Davis was born in Madison, Georgia. He and his family moved to Gary, Illinois, and then to Englewood, New Jersey, where he completed his high school education. Being musically gifted, he was accepted into the Juilliard School in New York to study piano and composition, his fees being paid by a benefactress.
In the late 1930s or early 1940s he wrote the song "Lover Man (Oh, Where Can You Be?)" with Ram Ramirez but could not initially place it, until he offered it to Billie Holiday in 1942. Because of the 1942–44 musicians' strike Holiday didn't record the song until October 1944, and although at first only a minor hit it soon achieved widespread success and went on to become a jazz standard, recorded by numerous artists including Linda Ronstadt and Barbra Streisand.
During the early 1940s Davis struggled to make a living as a songwriter and supplemented his meagre royalties by giving piano lessons.

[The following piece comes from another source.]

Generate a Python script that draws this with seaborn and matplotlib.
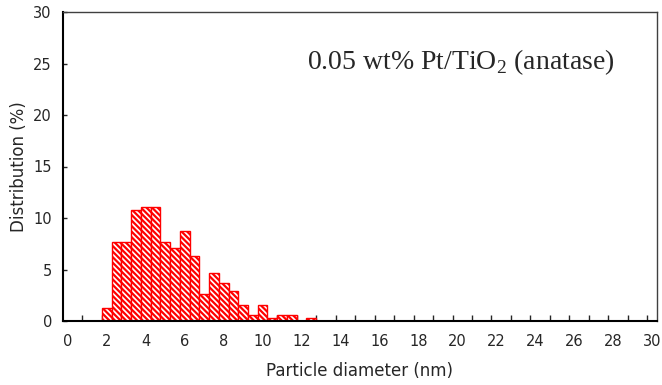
import numpy as np
import pandas as pd
import matplotlib
matplotlib.use("Agg")
import matplotlib.pyplot as plt
import seaborn as sns

# particle size distribution, 0.5 nm bins (bin centres)
diameter = [2.0, 2.5, 3.0, 3.5, 4.0, 4.5, 5.0, 5.5, 6.0, 6.5, 7.0,
            7.5, 8.0, 8.5, 9.0, 9.5, 10.0, 10.5, 11.0, 11.5, 12.0, 12.5]
distribution = [1.25, 7.7, 7.7, 10.8, 11.1, 11.1, 7.7, 7.05, 8.7, 6.3, 2.6,
                4.7, 3.65, 2.95, 1.55, 0.6, 1.55, 0.25, 0.6, 0.6, 0.0, 0.25]
xticks = list(range(0, 31, 2))
yticks = list(range(0, 31, 5))
label_text = "0.05 wt% Pt/TiO$_\\mathregular{2}$ (anatase)"

df = pd.DataFrame({"diameter": diameter, "dist": distribution})

sns.set_style("white")
plt.rcParams['font.family'] = ['DejaVu Sans']
plt.rcParams['hatch.color'] = 'red'
plt.rcParams['hatch.linewidth'] = 1.6

fig = plt.figure(figsize=(6.62, 3.85), dpi=100)
ax = fig.add_axes([63/662, 1-321/385, (657-63)/662, (321-12)/385])

sns.histplot(data=df, x="diameter", weights="dist", binwidth=0.5,
             binrange=(1.75, 12.75), ax=ax, color="white", alpha=1,
             edgecolor="red", linewidth=1.0, hatch="\\\\\\\\\\\\")

ax.set_xlim(-0.25, 30.25)
ax.set_ylim(0, 30)
ax.set_xticks(xticks)
ax.set_xticks(np.arange(0.75, 30, 1.0), minor=True)
ax.set_yticks(yticks)
ax.tick_params(axis="x", which="major", length=0, pad=9, labelsize=10.5)
ax.tick_params(axis="x", which="minor", direction="in", length=4, width=1,
               bottom=True)
ax.tick_params(axis="y", direction="in", length=3, width=1, left=True,
               pad=8, labelsize=10.5)

for side in ["left", "bottom"]:
    ax.spines[side].set_color("black")
    ax.spines[side].set_linewidth(1.5)
for side in ["top", "right"]:
    ax.spines[side].set_color("#404040")
    ax.spines[side].set_linewidth(1.0)

ax.set_xlabel("Particle diameter (nm)", fontsize=12, labelpad=10)
ax.set_ylabel("Distribution (%)", fontsize=12, labelpad=4)

ax.text(0.411, 0.838, label_text, transform=ax.transAxes, ha="left",
        va="center", fontsize=20, family="Liberation Serif")

fig.savefig("out.png", dpi=100)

He was drafted in 1942, but Davis, a member of the National Association for the Advancement of Colored People (NAACP), refused to be enlisted into a segregated regiment and demanded either exemption or service in the nonsegregated Canadian army. After a series of unsuccessful representations to the authorities, which drew press coverage and the support of several public figures, he decided not to report for duty and was imprisoned. His morale and health suffered in prison, as he revealed in letters to the writer and poet Langston Hughes (with whom he would maintain a 25-year correspondence until Hughes died in 1967), and he eventually relented and joined the army.
In March 1945, Davis, then an officer attached to an army musical unit, was sent to France for six months, where he registered for a course on French language and culture open to American soldiers at the University of Paris. He wrote to Hughes that Paris "was exactly what the doctor ordered". Upon his return to the United States at the end of 1945 he was discharged from the army and left for Hollywood, where he joined the Actors' Laboratory Theatre, taking a course on acting. He tried to pursue a career in acting but was offered only stereotypical racial roles, and at the end of 1947 he emigrated to France.